For all of its walled-off shortcomings, however, the operating system does bring a number of cool proprietary features to the table. That old standby X-Ray, for example, is a font of contextual information across the various categories of content, from IMDB actor information on the video end to lyrics on the musical offerings. It's continues to be one of the operating system's standout features.
Ditto for Mayday, which offers video customer support with a real live human being on the other end who can draw on screen to walk users through issues with the device or simply take over remotely. This, coupled with a free month of Prime and overall improved navigation, makes for a solid operating system experience and a compelling alternative to stock Android that doesn't get too bogged down with the skinning.
As with the display, the internals boast some cut corners, as well, including a 1.5 GHz quadcore processor and 1 GB of RAM. Pretty dismal specs, though if you're relying on the device primarily as a media-streaming machine, you likely won't notice too large a performance hit. Anything much beyond basic usage, on the other hand, and things can get a bit stickier.
The battery, on the other hand, is more of a bright spot, with a stated eight hours of life that should get you through most long flights. Storage-wise you get 16- or 32-GB. As mentioned above, that can be augmented via the microSD slot, adding up to 128 GB to proceedings. Coupled with Amazon's cloud storage, you should be pretty good to go on the media storage front.

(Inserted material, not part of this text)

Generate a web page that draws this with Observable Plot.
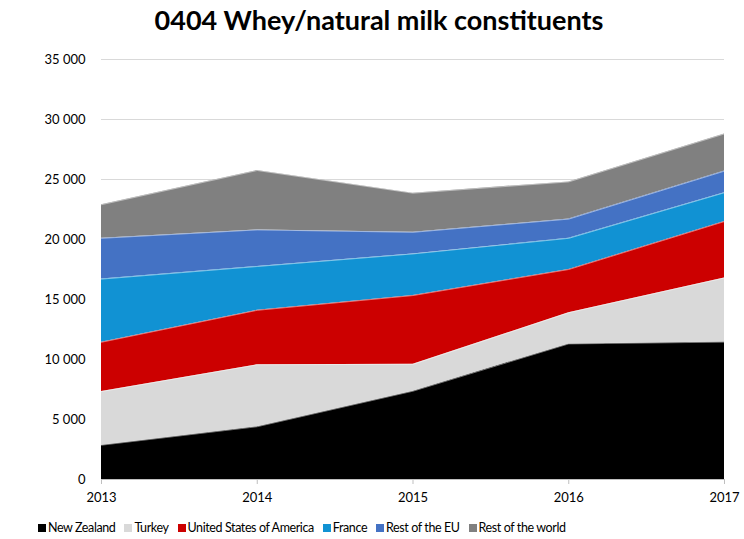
<!DOCTYPE html>
<html>
<head>
<meta charset="utf-8">
<script src="https://cdn.jsdelivr.net/npm/d3@7"></script>
<script src="https://cdn.jsdelivr.net/npm/@observablehq/plot@0.6"></script>
<style>
  html, body { margin: 0; padding: 0; background: #fff; }
  #wrap { position: relative; width: 744px; height: 539px; font-family: Lato, "Open Sans", sans-serif; }
  #title { position: absolute; left: 0; top: 3px; width: 758px; text-align: center; font-weight: bold; font-size: 27px; color: #000; }
  #chart { position: absolute; left: 0; top: 42px; }
  #ylab { position: absolute; left: 18px; top: 262px; transform: translate(-50%, -50%) rotate(-90deg); font-weight: bold; font-size: 12px; white-space: nowrap; }
  #legend { position: absolute; left: 38px; top: 520px; display: flex; gap: 9px; font-family: Lato, sans-serif; font-size: 12.5px; letter-spacing: -0.4px; white-space: nowrap; }
  .leg { display: flex; align-items: center; }
  .sw { display: inline-block; width: 8px; height: 8px; margin-right: 2px; }
</style>
</head>
<body>
<div id="wrap">
  <div id="title">0404 Whey/natural milk constituents</div>
  <div id="ylab">volume tonnes</div>
  <div id="chart"></div>
  <div id="legend"></div>
</div>
<script>
const years = [2013, 2014, 2015, 2016, 2017];
const seriesNames = ["New Zealand", "Turkey", "United States of America", "France", "Rest of the EU", "Rest of the world"];
const newZealand = [2860, 4400, 7360, 11300, 11450];
const turkey = [4470, 5160, 2240, 2600, 5350];
const usa = [4110, 4540, 5730, 3600, 4700];
const france = [5260, 3650, 3470, 2600, 2400];
const restEU = [3400, 3050, 1800, 1600, 1800];
const restWorld = [2800, 4950, 3260, 3100, 3100];
const yTicks = [0, 5000, 10000, 15000, 20000, 25000, 30000, 35000];
const colors = ["#000000", "#d9d9d9", "#cc0000", "#1192d3", "#4472c4", "#808080"];

const allValues = [newZealand, turkey, usa, france, restEU, restWorld];
const rows = [];
seriesNames.forEach((s, i) => years.forEach((y, j) => rows.push({year: y, series: s, value: allValues[i][j]})));

const fmt = d => d3.format(",")(d).replace(/,/g, " ");

const chart = Plot.plot({
  width: 744,
  height: 468,
  marginTop: 17,
  marginBottom: 31,
  marginLeft: 101,
  marginRight: 20,
  style: {fontFamily: "Lato, 'Open Sans', sans-serif", fontSize: "13px", color: "#000", background: "#fff"},
  x: {type: "linear", domain: [2013, 2017]},
  y: {domain: [0, 35000]},
  color: {domain: seriesNames, range: colors},
  marks: [
    Plot.gridY(yTicks, {stroke: "#d9d9d9", strokeOpacity: 1}),
    Plot.areaY(rows, {x: "year", y: "value", z: "series", fill: "series", order: seriesNames}),
    Plot.lineY(rows, Plot.stackY2({x: "year", y: "value", z: "series", order: seriesNames, stroke: "#ffffff", strokeOpacity: 0.6, strokeWidth: 0.8})),
    Plot.ruleY([0], {stroke: "#bfbfbf"}),
    Plot.axisX({ticks: years, tickFormat: "d", tickSize: 5, tickPadding: 8, stroke: "#bfbfbf", fill: "#000", label: null}),
    Plot.axisY({ticks: yTicks, tickFormat: fmt, tickSize: 0, tickPadding: 16, fill: "#000", label: null})
  ]
});
document.getElementById("chart").appendChild(chart);

const legend = document.getElementById("legend");
seriesNames.forEach((s, i) => {
  const item = document.createElement("div");
  item.className = "leg";
  const sw = document.createElement("span");
  sw.className = "sw";
  sw.style.background = colors[i];
  item.appendChild(sw);
  item.appendChild(document.createTextNode(s));
  legend.appendChild(item);
});
</script>
</body>
</html>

At $229, the price is certainly right — especially given Amazon's frequent discounts (which list the tablet at a tempting $179 as of this writing). As a content delivery and consumption device, the Fire HD 10 does the trick. If you're looking for much beyond that, however, the tablet is a bit of disappointment. The design feels cheap and specs are lackluster — not exactly a great showing from a tablet maker that once had its sights set on setting the world on fire.